Australian share market investors had a similar experience. Dot-com darlings on the ASX included companies like One.Tel, Davnet, Solution 6, eCorp, and REA Group. Except for REA Group, all these companies ultimately failed to deliver long-term value to shareholders, so the win-loss ratio was similar to the global experience.  

AI is probably the biggest tech advancement in my lifetime  

I hope the above sub-headline doesn’t come across as hyperbole. 

I suspect AI will be the most significant technological shift I experience in my lifetime. Don’t forget, when I started my career, everyday tools we now take for granted like the internet and email didn’t exist. I have seen a lot of change over the past two to three decades, but AI feels different in potential impact and how wide that impact will be. 

What I am confident about is that many of the long-term winners probably do not even exist yet. The most valuable businesses are likely to be those that are built on capabilities we cannot fully anticipate today, because the technology is evolving so quickly. Some estimates suggest large language models like Chat GPT are improving at a rate that roughly “doubles” in capability every 7 months, although the precise pace is hard to measure and will not be linear. 

AI is also likely to be broad-based rather than confined to a single sector. I think it will touch almost every industry and geography – healthcare, finance, logistics, manufacturing, and plenty more. Which means, to some extent, investors already get meaningful exposure to AI’s long-term impact simply by owning a broad index, because the beneficiaries (and the disrupted) will increasingly be represented across the market. 

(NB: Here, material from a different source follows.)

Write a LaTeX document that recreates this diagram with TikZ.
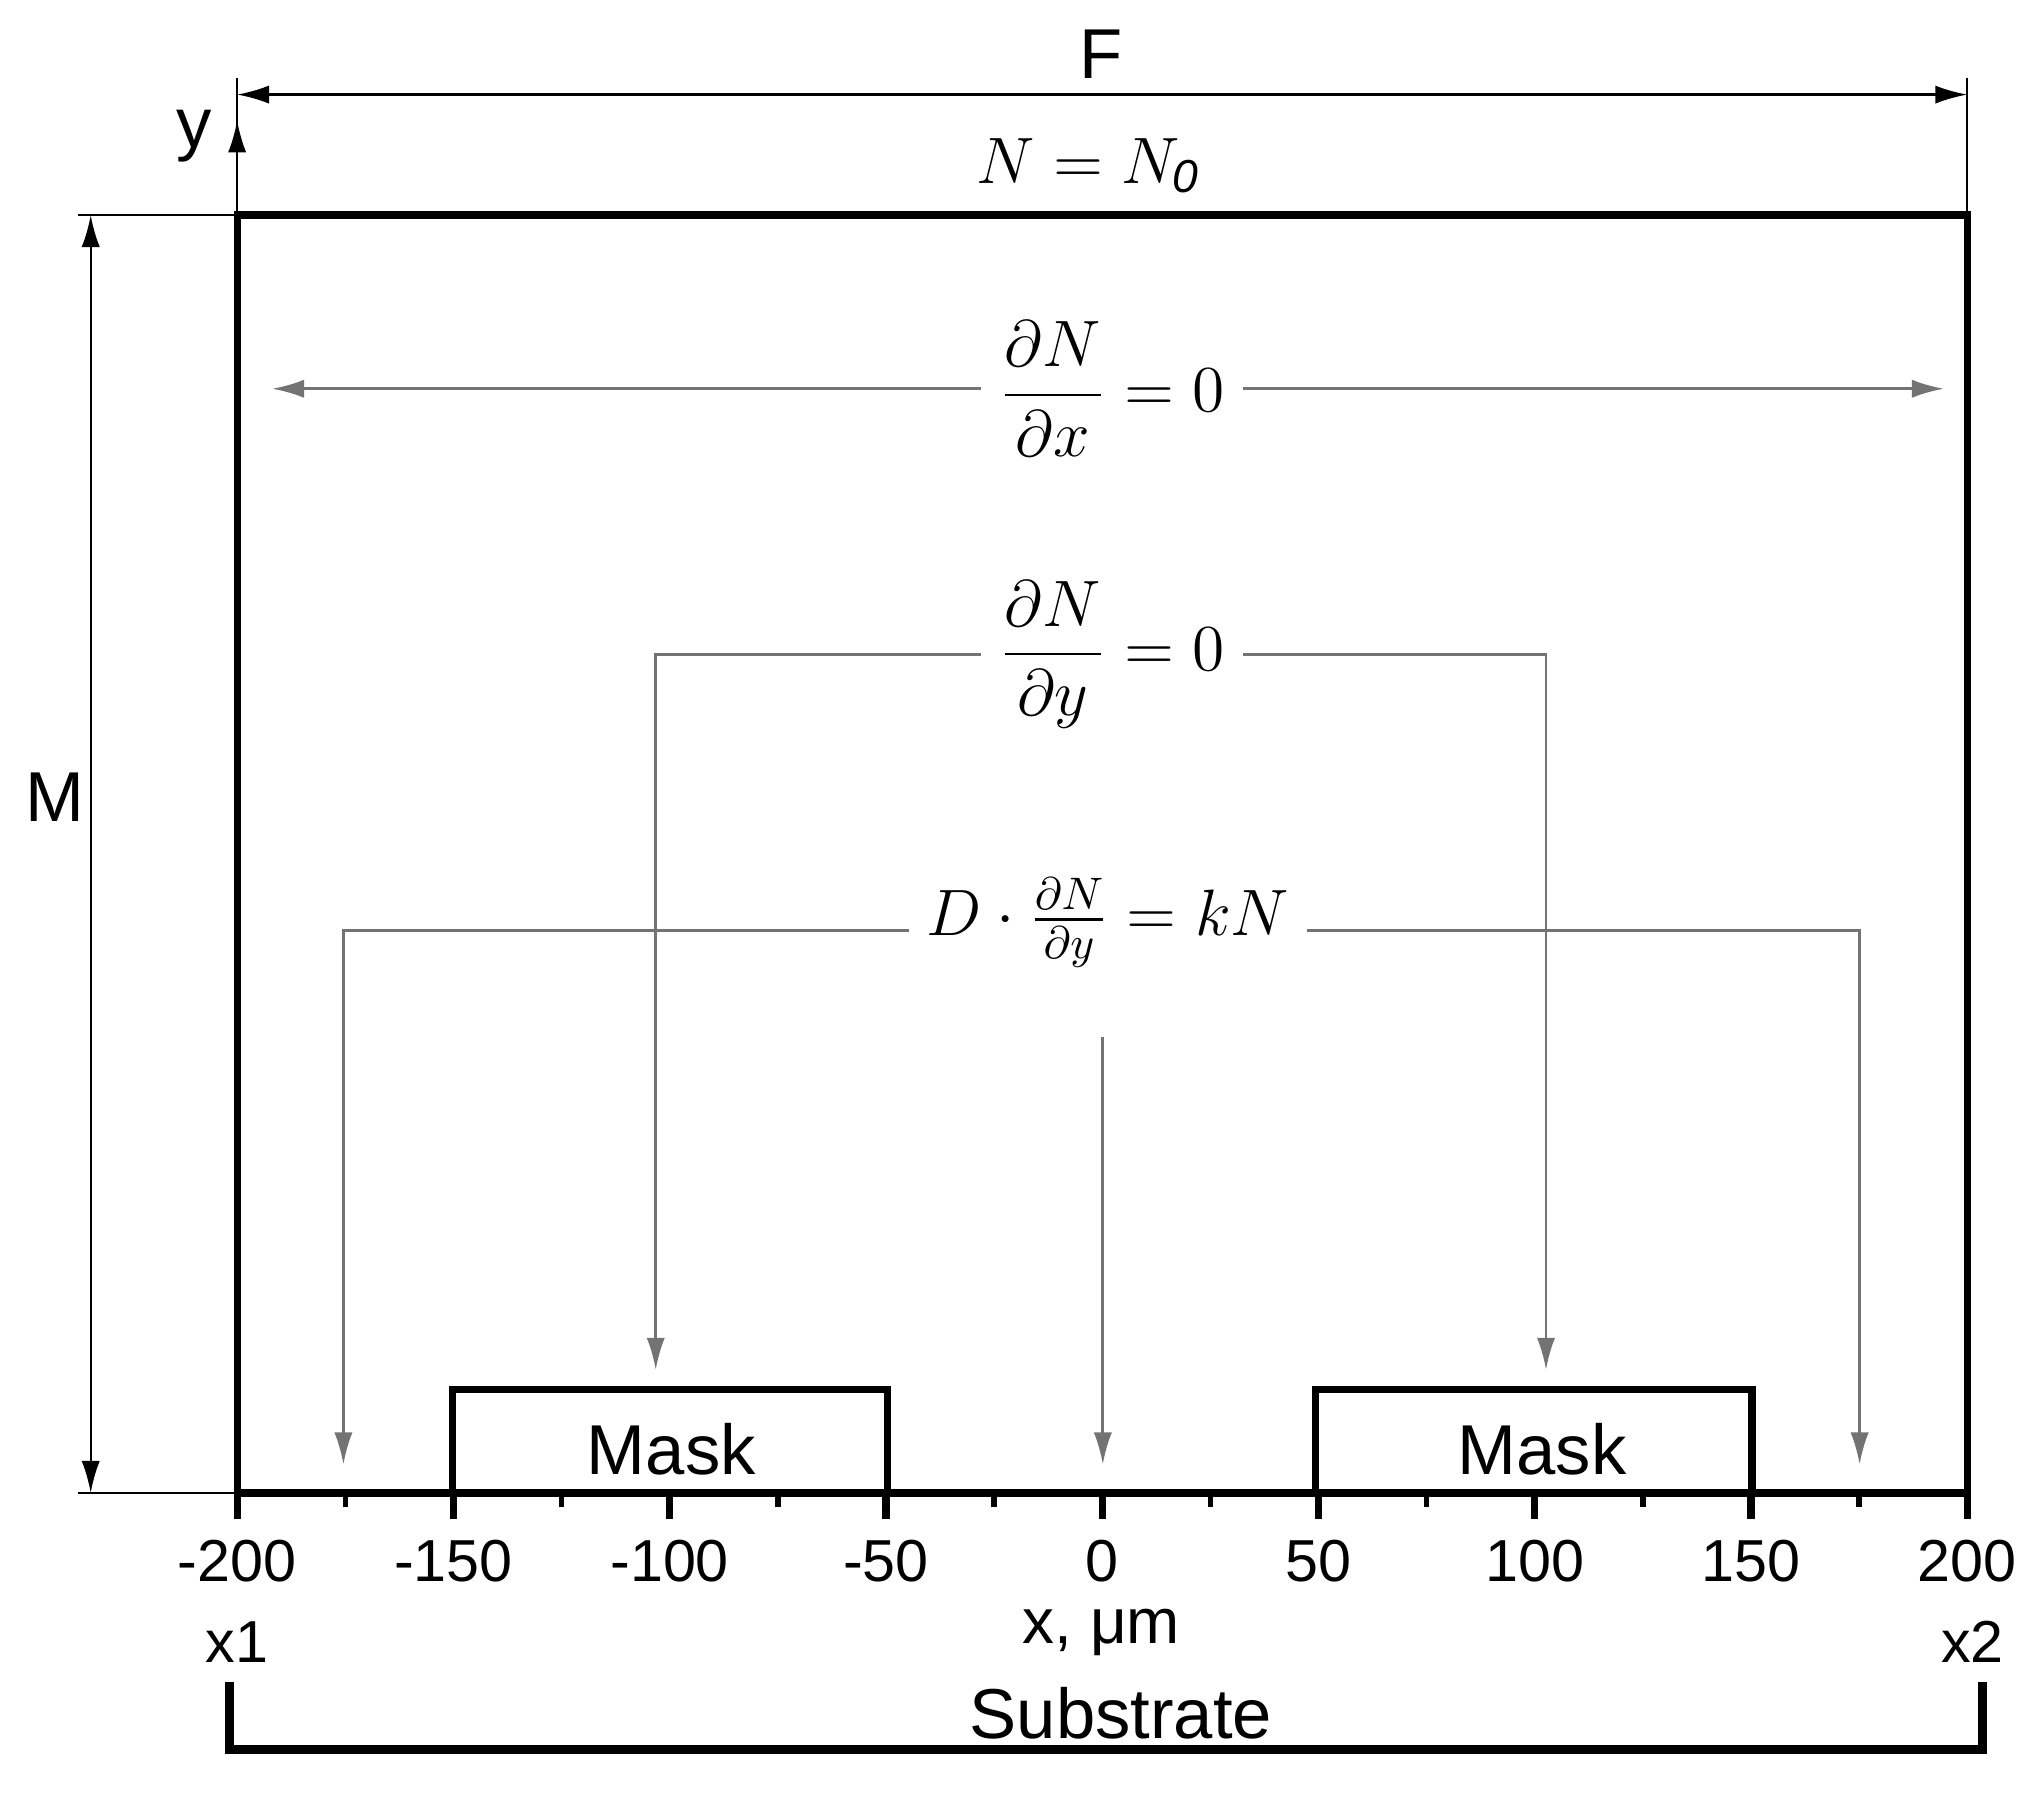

But you don’t need to work it out  

The dot-com bubble is a useful reminder that most of today’s stock market darlings, such as the Magnificent Seven, are unlikely to deliver great outcomes for investors over the long run. There will be long term winners, and short-term losers.  

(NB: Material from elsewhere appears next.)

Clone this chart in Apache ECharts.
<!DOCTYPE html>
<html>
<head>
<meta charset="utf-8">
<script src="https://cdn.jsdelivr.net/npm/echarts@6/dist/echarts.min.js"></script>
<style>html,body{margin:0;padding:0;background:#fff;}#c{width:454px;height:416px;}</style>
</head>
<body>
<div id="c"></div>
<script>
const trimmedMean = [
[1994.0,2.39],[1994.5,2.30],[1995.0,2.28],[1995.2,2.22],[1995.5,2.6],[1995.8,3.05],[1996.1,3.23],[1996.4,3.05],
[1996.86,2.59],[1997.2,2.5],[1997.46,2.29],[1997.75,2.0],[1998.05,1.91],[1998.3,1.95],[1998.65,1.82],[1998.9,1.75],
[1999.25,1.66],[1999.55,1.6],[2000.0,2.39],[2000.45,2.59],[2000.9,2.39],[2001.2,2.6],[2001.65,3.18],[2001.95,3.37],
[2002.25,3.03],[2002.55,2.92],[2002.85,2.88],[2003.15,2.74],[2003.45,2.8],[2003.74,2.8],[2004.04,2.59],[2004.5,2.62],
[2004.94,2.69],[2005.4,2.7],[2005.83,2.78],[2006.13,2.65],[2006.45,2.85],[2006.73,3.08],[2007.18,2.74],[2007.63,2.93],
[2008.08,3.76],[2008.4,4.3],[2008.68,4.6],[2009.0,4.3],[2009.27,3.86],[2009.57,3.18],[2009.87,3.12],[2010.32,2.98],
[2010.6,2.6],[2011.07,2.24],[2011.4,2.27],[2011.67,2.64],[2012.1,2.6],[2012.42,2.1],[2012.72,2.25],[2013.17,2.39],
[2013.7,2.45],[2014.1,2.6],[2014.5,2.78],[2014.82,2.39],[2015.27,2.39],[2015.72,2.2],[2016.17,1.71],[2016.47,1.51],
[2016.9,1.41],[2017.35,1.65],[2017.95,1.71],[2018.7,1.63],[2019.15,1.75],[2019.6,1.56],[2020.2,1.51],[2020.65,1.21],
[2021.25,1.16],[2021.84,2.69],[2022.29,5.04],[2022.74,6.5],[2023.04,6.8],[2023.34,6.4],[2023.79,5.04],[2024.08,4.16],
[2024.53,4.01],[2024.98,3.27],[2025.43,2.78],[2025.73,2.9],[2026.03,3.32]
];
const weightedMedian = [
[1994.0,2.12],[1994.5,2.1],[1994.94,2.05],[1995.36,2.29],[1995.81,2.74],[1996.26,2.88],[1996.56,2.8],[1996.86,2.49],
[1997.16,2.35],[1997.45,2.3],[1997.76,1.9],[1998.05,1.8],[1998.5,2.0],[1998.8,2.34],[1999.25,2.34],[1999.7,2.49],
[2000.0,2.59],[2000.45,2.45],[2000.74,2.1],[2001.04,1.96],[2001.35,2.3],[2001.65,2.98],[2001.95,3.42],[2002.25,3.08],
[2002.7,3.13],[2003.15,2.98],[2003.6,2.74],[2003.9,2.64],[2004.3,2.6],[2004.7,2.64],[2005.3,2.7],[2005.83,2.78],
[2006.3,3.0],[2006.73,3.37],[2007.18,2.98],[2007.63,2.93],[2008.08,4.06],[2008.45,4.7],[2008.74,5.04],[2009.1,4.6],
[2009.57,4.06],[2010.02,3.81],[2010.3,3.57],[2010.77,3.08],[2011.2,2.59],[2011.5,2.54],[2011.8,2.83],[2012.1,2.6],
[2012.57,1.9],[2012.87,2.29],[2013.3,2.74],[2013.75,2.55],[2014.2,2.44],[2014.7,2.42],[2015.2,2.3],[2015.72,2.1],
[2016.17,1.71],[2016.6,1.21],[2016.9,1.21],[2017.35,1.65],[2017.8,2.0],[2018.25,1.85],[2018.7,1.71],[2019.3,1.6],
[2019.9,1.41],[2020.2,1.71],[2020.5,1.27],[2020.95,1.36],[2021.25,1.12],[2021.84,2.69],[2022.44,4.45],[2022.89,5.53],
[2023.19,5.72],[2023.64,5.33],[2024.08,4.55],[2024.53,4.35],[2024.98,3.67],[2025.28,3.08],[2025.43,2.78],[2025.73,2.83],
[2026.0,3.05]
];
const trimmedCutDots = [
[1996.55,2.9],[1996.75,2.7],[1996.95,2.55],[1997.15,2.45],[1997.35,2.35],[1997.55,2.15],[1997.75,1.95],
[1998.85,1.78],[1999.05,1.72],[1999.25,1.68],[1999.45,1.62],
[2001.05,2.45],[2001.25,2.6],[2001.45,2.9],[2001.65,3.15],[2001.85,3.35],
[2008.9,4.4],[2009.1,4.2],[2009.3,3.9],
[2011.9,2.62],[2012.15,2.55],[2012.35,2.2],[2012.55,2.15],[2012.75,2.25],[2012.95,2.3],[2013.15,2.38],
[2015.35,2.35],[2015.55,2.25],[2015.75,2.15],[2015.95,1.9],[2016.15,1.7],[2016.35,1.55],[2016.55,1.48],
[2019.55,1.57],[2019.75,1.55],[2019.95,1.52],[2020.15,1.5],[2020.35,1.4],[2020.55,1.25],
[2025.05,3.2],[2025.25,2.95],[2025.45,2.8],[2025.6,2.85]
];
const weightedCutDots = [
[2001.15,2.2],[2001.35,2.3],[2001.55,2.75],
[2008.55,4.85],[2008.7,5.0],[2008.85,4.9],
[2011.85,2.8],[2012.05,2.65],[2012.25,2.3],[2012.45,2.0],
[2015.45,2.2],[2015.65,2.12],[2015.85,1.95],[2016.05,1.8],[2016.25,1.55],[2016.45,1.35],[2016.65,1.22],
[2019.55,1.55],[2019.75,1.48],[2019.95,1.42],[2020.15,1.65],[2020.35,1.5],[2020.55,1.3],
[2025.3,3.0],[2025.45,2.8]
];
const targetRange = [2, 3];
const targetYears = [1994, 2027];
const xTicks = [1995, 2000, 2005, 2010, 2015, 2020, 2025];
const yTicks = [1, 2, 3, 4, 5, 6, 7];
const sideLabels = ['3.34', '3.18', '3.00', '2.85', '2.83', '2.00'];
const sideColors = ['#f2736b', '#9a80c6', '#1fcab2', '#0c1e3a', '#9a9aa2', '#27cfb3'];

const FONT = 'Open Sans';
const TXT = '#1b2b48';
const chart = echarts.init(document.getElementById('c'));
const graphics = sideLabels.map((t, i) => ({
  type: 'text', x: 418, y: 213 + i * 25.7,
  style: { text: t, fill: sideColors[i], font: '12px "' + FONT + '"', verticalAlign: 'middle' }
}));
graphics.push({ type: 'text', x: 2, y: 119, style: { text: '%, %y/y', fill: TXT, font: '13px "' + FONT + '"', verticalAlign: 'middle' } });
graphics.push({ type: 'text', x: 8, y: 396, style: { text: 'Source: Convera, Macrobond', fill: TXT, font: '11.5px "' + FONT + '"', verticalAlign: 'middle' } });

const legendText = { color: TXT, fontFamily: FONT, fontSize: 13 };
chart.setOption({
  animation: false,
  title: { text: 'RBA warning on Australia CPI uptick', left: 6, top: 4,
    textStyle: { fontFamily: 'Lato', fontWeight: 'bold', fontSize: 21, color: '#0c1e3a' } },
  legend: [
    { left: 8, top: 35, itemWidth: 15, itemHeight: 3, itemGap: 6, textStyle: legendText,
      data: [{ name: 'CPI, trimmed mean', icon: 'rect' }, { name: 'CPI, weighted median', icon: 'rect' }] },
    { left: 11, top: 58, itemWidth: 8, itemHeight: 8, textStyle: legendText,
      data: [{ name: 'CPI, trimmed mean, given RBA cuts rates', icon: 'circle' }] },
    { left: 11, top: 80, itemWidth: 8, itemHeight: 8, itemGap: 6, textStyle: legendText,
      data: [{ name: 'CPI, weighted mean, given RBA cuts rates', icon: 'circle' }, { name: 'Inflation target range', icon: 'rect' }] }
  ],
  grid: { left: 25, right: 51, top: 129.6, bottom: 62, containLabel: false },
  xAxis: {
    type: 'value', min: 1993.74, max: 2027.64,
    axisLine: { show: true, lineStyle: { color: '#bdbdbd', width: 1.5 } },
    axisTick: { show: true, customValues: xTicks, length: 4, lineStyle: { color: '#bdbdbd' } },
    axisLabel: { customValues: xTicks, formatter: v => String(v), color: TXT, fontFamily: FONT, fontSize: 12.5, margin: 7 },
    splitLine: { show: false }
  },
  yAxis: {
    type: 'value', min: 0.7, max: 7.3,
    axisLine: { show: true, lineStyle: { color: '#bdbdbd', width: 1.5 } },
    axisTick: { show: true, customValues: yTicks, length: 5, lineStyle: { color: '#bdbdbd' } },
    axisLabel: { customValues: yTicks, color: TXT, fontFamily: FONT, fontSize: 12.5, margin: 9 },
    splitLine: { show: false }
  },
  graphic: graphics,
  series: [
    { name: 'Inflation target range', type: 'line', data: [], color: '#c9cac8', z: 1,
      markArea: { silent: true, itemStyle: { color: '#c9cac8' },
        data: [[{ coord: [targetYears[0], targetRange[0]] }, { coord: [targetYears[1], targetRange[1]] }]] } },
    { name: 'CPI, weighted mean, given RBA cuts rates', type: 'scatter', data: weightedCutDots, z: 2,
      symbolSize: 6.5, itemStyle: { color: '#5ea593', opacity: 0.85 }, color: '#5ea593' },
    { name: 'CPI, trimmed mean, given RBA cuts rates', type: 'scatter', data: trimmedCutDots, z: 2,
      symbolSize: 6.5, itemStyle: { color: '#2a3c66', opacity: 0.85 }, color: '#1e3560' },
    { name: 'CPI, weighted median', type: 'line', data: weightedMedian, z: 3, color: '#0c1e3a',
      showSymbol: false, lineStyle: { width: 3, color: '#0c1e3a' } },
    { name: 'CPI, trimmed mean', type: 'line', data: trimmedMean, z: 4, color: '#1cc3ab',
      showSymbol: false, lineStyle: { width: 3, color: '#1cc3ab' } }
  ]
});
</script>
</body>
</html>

That conclusion also fits neatly with our evidence-based approach to investing: index investing. The basic logic is simple. It is not just hard to consistently pick the sectors and companies that will deliver the best returns over the next few months or years, it is even harder to know when to sell them after they have peaked, and then repeat the process with the next “sure thing”.  

The more realistic conclusion is to use a rules-based approach: spread your money across a broad basket of companies and let competitive markets sort the winners from the losers. 

A good local example is Commonwealth Bank. When CBA has traded at what many considered an eye-watering valuation, some commentators blamed index funds, arguing that the flow of money into passive investing creates demand that pushes prices higher. But index funds buy proportionately across the whole market. They do not “choose” CBA; they simply reflect its weight in the index. This was supported by Vanguard – it estimates that index funds contribute less than 5% of daily trading volume in large-cap stocks. You may be aware that CBA’s share price has fallen from its peak of $190 to around $160 over the past 7 months despite index fund inflows remaining unchanged – this proves that index funds do not move prices.  

Prices move because buyers and sellers are constantly negotiating in real time. That price discovery process is driven by institutions, hedge funds, high-frequency traders, super funds, and everyday investors. Some will be right, and some will be wrong.  

But as evidence-based investors, we do not need to play that game. 

In the end, the share market will work out which companies benefit most from AI. We shouldn’t change our investment approach to accommodate any new technology themes, no matter how compelling they may sound.